いずれの章も人物伝としては面白いが、投資に関する洞察という意味では特に目を引くポイントはなかったので引用はなし。3者とも手法はずいぶん違うものの、いずれも下記を原因として大きな成功を収めたといえる。

  • 個人の優れた直観を信じ、大胆なポジションをとる(ヘッジをしない)
  • 投資を実行していた市況が、各人の手法に非常にマッチしていた

直観を信じて大胆なポジションを取ること自体は、その人物の優れた知性・感性を示す例にはなるが、残念ながら再現性がないためあまり参考にならない。「直観」をより深く探っていけばそこから汎用性のある洞察が得られる可能性もあるが、残念ながら本書ではそこまでの深堀りはない。ソロスなどは、ウォーレンバフェットと同様、ソロス単独に関する書籍がいくつもあるので、そちらを読むことで彼の「直観」の源泉を理解するのがいいのかもしれない。

いずれにせよ、本書を読んだだけでは上記3者が本当に優れていたのか、それとも確率論的に外れ値をピックアップしただけなのかは判別不能。

第6章 ロックンロール・カウボーイ

 チューダー・インベストメント創業者のポール・チューダー・ジョーンズに関する章。1980年から投資を開始し、綿花のトレードから始まり日本への投資(空売り)など幅広く投資を実施。「逆張り投資家(コントラリアン)」として知られる。2014年にファンドを償還した。

綿花取引所のフロアにいたころから、彼(ジョーンズ)は他のプレーヤーのポジションを観察することの重要性を理解していた。大物投資家が現金のうえにふんぞり返っているのか、それともすでに思いきって資金を投じたのかを知っていれば、相場がどちらに動きそうかを見分けやすい。いかなる状況でもリスクとリターンのバランスを判断しやすい。ピットトレーダーは、ライバルたちが大声で注文を叫んでいるのが聞こえるから、彼らのポジションを知っていた。いったんフロアを離れると、ジョーンズは同じように市場に対する感触がつかめるよう、即興的にさまざまな方策を講じた。大手の機関投資家を顧客に持つブローカーに電話をかけ、現物ポジションをヘッジするために商品市場を利用する商社に連絡をとり、仲間のヘッジファンド・マネジャーと頻繁に話をした。(中略)だが、他の投資家がどうしているのかを知るだけでは不十分である。彼らがどうしたいのかー何が目的で、状況ごとにどう反応するのかを知る必要があった。日本のファンド・マネジャーが例の8%のハードルをクリアすることにこだわっていると知っていれば、1月に相場が下がったら彼らが債券に乗り換えるだろうと予想がつくわけだ。(p226)
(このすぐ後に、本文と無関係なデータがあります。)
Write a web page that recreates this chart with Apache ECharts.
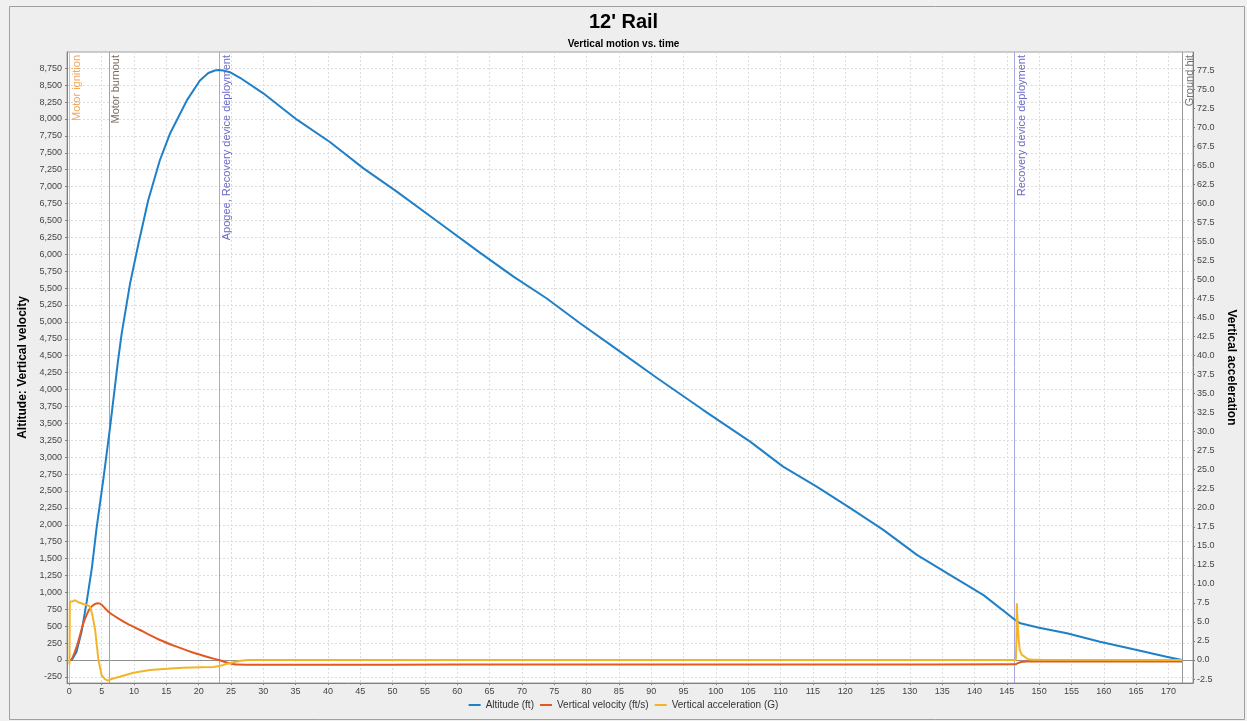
<!DOCTYPE html>
<html>
<head>
<meta charset="utf-8">
<title>12' Rail</title>
<script src="https://cdn.jsdelivr.net/npm/echarts@6/dist/echarts.min.js"></script>
<style>
  html, body { margin: 0; padding: 0; background: #f0f0f0; }
  #chart { width: 1247px; height: 721px; }
</style>
</head>
<body>
<div id="chart"></div>
<script>
// Flight simulation: vertical motion vs. time
const altTime = [0, 0.4, 1.1, 1.9, 2.7, 3.5, 4.2, 5.3, 6.3, 7.5, 8.1, 9.4, 10.7, 12.2, 14.0, 15.6, 18.2, 20.2, 21.5, 22.5, 23.1, 23.8, 24.9, 26.4, 30.0, 35.2, 40.3, 45.5, 50.6, 57.0, 63.5, 68.7, 73.8, 79.0, 84.1, 90.9, 98.0, 105.3, 110.4, 115.6, 120.8, 125.9, 131.1, 136.2, 141.4, 146.3, 147.1, 150.0, 154.3, 159.4, 164.6, 169.7, 172.1];
const altitude = [0, 5, 120, 420, 870, 1370, 1940, 2700, 3440, 4400, 4830, 5570, 6160, 6800, 7390, 7790, 8280, 8570, 8680, 8718, 8725, 8718, 8690, 8610, 8380, 7990, 7660, 7270, 6930, 6480, 6025, 5670, 5350, 4980, 4635, 4170, 3700, 3230, 2860, 2565, 2245, 1925, 1555, 1260, 960, 592, 543, 478, 395, 271, 158, 49, 0];

const velTime = [0, 0.2, 1.14, 2.17, 3.2, 4.0, 4.49, 5.0, 6.03, 7.5, 8.87, 11.45, 14.03, 16.6, 19.2, 21.8, 23.1, 24.5, 25.9, 30, 40, 60, 80, 100, 120, 146.4, 146.7, 147.2, 148, 172.1];
const velocity = [0, 0, 197, 543, 765, 830, 839, 817, 715, 620, 543, 419, 296, 197, 108, 34, 0, -40, -68, -71, -70, -68, -67, -66, -65, -64, -45, -28, -22, -22];

const accTime = [0, 0.02, 0.08, 0.15, 0.5, 0.9, 1.5, 2.2, 2.8, 3.2, 3.6, 4.0, 4.5, 5.0, 5.5, 6.0, 6.5, 7.8, 9.9, 12.5, 15.1, 17.6, 20.2, 22.3, 23.2, 24.3, 25.4, 26.5, 27.7, 146.4, 146.5, 146.55, 146.7, 146.85, 147.0, 147.3, 147.6, 148.3, 149.0, 149.8, 150.0, 150.3, 172.1];
const acceleration = [0, -0.6, 7.7, 7.8, 7.7, 7.85, 7.55, 7.35, 7.2, 7.0, 5.8, 3.9, 0, -2.0, -2.5, -2.7, -2.5, -2.2, -1.67, -1.31, -1.14, -1.01, -0.96, -0.92, -0.8, -0.53, -0.3, -0.1, 0, 0, 3.0, 7.45, 4.5, 2.5, 1.3, 0.7, 0.44, 0.1, 0.02, 0.05, 0.12, 0.02, 0];

// Flight events shown as vertical markers
const eventNames = ['Motor ignition', 'Motor burnout', 'Apogee, Recovery device deployment', 'Recovery device deployment', 'Ground hit'];
const eventTimes = [0, 6.1, 23.15, 146.2, 172.1];

// Axis tick values
const timeTicks = [0, 5, 10, 15, 20, 25, 30, 35, 40, 45, 50, 55, 60, 65, 70, 75, 80, 85, 90, 95, 100, 105, 110, 115, 120, 125, 130, 135, 140, 145, 150, 155, 160, 165, 170];
const leftTicks = [-250, 0, 250, 500, 750, 1000, 1250, 1500, 1750, 2000, 2250, 2500, 2750, 3000, 3250, 3500, 3750, 4000, 4250, 4500, 4750, 5000, 5250, 5500, 5750, 6000, 6250, 6500, 6750, 7000, 7250, 7500, 7750, 8000, 8250, 8500, 8750];
const rightTicks = [-2.5, 0, 2.5, 5, 7.5, 10, 12.5, 15, 17.5, 20, 22.5, 25, 27.5, 30, 32.5, 35, 37.5, 40, 42.5, 45, 47.5, 50, 52.5, 55, 57.5, 60, 62.5, 65, 67.5, 70, 72.5, 75, 77.5];

const FONT = 'Liberation Sans, Arial, sans-serif';
const eventLineColors = ['#f2b872', '#b0a098', '#a8a8e0', '#a8a8e0', '#9a9a9a'];
const eventTextColors = ['#f0a860', '#7a6a60', '#6a6ac8', '#6a6ac8', '#707070'];

const zip = (xs, ys) => xs.map((x, i) => [x, ys[i]]);

const eventMarks = eventNames.map((name, i) => ({
  xAxis: eventTimes[i],
  lineStyle: { color: eventLineColors[i], width: 1, type: 'solid' },
  label: {
    show: true,
    formatter: name,
    position: 'insideEndBottom',
    distance: [3, 2],
    color: eventTextColors[i],
    fontFamily: FONT,
    fontSize: 11
  }
}));

const chart = echarts.init(document.getElementById('chart'), null, { renderer: 'canvas' });

chart.setOption({
  animation: false,
  backgroundColor: '#f0f0f0',
  graphic: {
    elements: [{
      type: 'rect',
      z: -100,
      silent: true,
      shape: { x: 9.5, y: 6.5, width: 1235, height: 713 },
      style: { fill: '#eeeeee', stroke: '#a0a0a0', lineWidth: 1 }
    }]
  },
  title: [
    { text: "12' Rail", left: 'center', top: 7,
      textStyle: { fontFamily: FONT, fontSize: 20, fontWeight: 'bold', color: '#000' } },
    { text: 'Vertical motion vs. time', left: 'center', top: 34,
      textStyle: { fontFamily: FONT, fontSize: 10, fontWeight: 'bold', color: '#000' } }
  ],
  legend: {
    bottom: 6,
    left: 'center',
    itemWidth: 12,
    itemHeight: 2,
    itemGap: 6,
    icon: 'rect',
    textStyle: { fontFamily: FONT, fontSize: 10, color: '#333' },
    data: ['Altitude (ft)', 'Vertical velocity (ft/s)', 'Vertical acceleration (G)']
  },
  grid: {
    left: 67, right: 54, top: 52, bottom: 38,
    show: true, backgroundColor: '#ffffff', borderColor: '#a0a0a0', borderWidth: 1
  },
  xAxis: {
    type: 'value',
    min: -0.36, max: 173.8,
    axisLine: { show: true, onZero: false, lineStyle: { color: '#808080' } },
    axisTick: { show: true, length: 2, lineStyle: { color: '#808080' }, customValues: timeTicks },
    axisLabel: { customValues: timeTicks, margin: 4, fontFamily: FONT, fontSize: 9, color: '#444' },
    splitLine: { show: true, lineStyle: { color: '#dcdcdc', type: [2, 2], width: 1 } }
  },
  yAxis: [
    {
      type: 'value',
      position: 'left',
      min: -340, max: 8991,
      name: 'Altitude: Vertical velocity',
      nameLocation: 'middle',
      nameGap: 33,
      nameTextStyle: { fontFamily: FONT, fontSize: 12, fontWeight: 'bold', color: '#000' },
      axisLine: { show: true, onZero: false, lineStyle: { color: '#808080' } },
      axisTick: { show: true, length: 2, lineStyle: { color: '#808080' }, customValues: leftTicks },
      axisLabel: {
        customValues: leftTicks, margin: 5, fontFamily: FONT, fontSize: 9, color: '#444',
        formatter: v => v.toLocaleString('en-US')
      },
      splitLine: { show: true, lineStyle: { color: '#dcdcdc', type: [2, 2], width: 1 } }
    },
    {
      type: 'value',
      position: 'right',
      min: -3.02, max: 79.87,
      name: 'Vertical acceleration',
      nameLocation: 'middle',
      nameRotate: -90,
      nameGap: 28,
      nameTextStyle: { fontFamily: FONT, fontSize: 12, fontWeight: 'bold', color: '#000' },
      axisLine: { show: true, onZero: false, lineStyle: { color: '#808080' } },
      axisTick: { show: true, length: 2, lineStyle: { color: '#808080' }, customValues: rightTicks },
      axisLabel: {
        customValues: rightTicks, margin: 4, fontFamily: FONT, fontSize: 9, color: '#444',
        formatter: v => v.toFixed(1)
      },
      splitLine: { show: false }
    }
  ],
  series: [
    {
      name: 'Altitude (ft)',
      type: 'line',
      yAxisIndex: 0,
      data: zip(altTime, altitude),
      showSymbol: false,
      color: '#1f80c8',
      lineStyle: { width: 2 },
      z: 3,
      markLine: {
        silent: true,
        symbol: 'none',
        animation: false,
        z: 1,
        data: [
          { yAxis: 0, lineStyle: { color: '#909090', width: 1, type: 'solid' }, label: { show: false } }
        ].concat(eventMarks)
      }
    },
    {
      name: 'Vertical velocity (ft/s)',
      type: 'line',
      yAxisIndex: 0,
      data: zip(velTime, velocity),
      showSymbol: false,
      smooth: 0.2,
      color: '#e05a22',
      lineStyle: { width: 2 },
      z: 4
    },
    {
      name: 'Vertical acceleration (G)',
      type: 'line',
      yAxisIndex: 1,
      data: zip(accTime, acceleration),
      showSymbol: false,
      color: '#f4b42a',
      lineStyle: { width: 2 },
      z: 5
    }
  ]
});
</script>
</body>
</html>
市場参加者の誰が主要プレイヤーで、そのプレイヤーのインセンティブがどのようになっているかを見極めること。これをグローバルで実施したことがポール・チューダー・ジョーンズの強みだろう。彼はその洞察を元に日本のバブル崩壊時に株式市場のショート(空売り)で莫大な利益を手に入れた。

上記引用の「日本のファンド・マネジャーが例の8%のハードル」というのは、下記を参照。

日本の預金者はファンド・マネジャーに年8%のリターンを期待していたのだが、このハードルが重要視されたため、株式市場が反転(下落)するとファンド・マネジャーは防御のために債券になだれ込むのである。それならリスクフリーで8%の収益を確保できるからだ。(p223)

ここでは、日本のファンド・マネジャーが日本の債券市場の平均利回り(8%)を超えるために株式市場で運用を行っていた点が重要となる。株式市場が債券のリターンを上回る限り、これらのファンド・マネジャーは株式市場で運用を続ける(したがって株式市場全体の運用額も高止まり=株価も高止まり)。しかし、株式市場の利回りが悪化することが彼らの共有知識になってしまえば、彼らは株式市場から資金を引き揚げ、債券市場で安定運用に移行する。全員がそのような行動に走れば一気に株式市場から資金がなくなり株価は暴落する。この「8%」という水準を見極めた点がポール・チューダー・ジョーンズの慧眼だ。